How Turkish is Mozart's Rondo Alla Turca?

(Image from the National Library of Turkey)

How would we associate a song or, just a passage of melody, with a nation, geographic or cultural area? It certainly has much to do with our listening experience.

Our upbringing, daily lives and the context in which we encounter a new sound, can decide how music is imprinted in our minds and thus form a commonsensical notion of musical identity, which we simply take for granted. Most people are very much influenced by external factors, such as the media, peer groups or their social affiliation.

For example, the frequent use of a resounding gong as a cue of the appearance of a Chinese kung fu master in Hollywood films has made, at least to many Western ears, the tone of the instrument an unquestionable musical image of China.

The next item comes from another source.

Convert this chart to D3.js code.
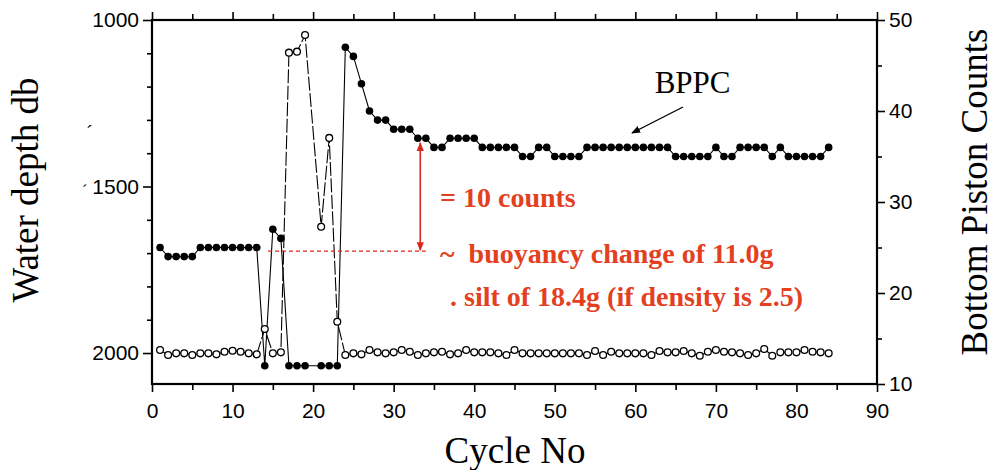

Another historical example is Mozart’s piano piece ‘Turkish March’—the third movement, Alla Turca, of Piano Sonata in A major, K. 331. It may not sound Turkish to us today at all, but concertgoers or socialites at Mozart’s time would accept the idea because they were told so.

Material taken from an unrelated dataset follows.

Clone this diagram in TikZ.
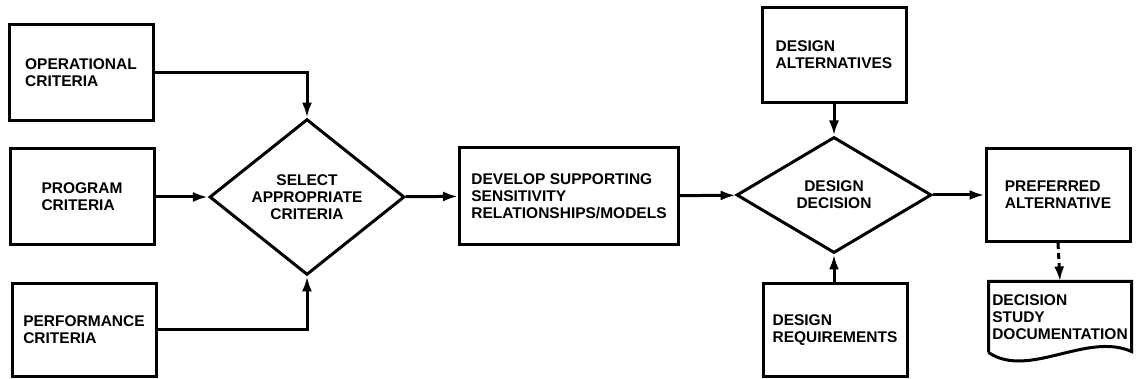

I read long ago in the textbook of music history that ‘Turkish March’ imitates the Turkish instruments used in the military march music of the Janissaries. The music was once very popular with the Viennese during the 17th and 18th centuries and many composers in all parts of Europe wrote alla turca passages or pieces.

Listen to the famous 'Yine de Şahlanıyor Aman' (There the horse rears again) delivered by a march band and chorus, and see if you can associate the style to Mozart's alla turca. I suppose that what Mozart presents is the general impression of sound and rhythm created by Turkish percussion and reed instruments.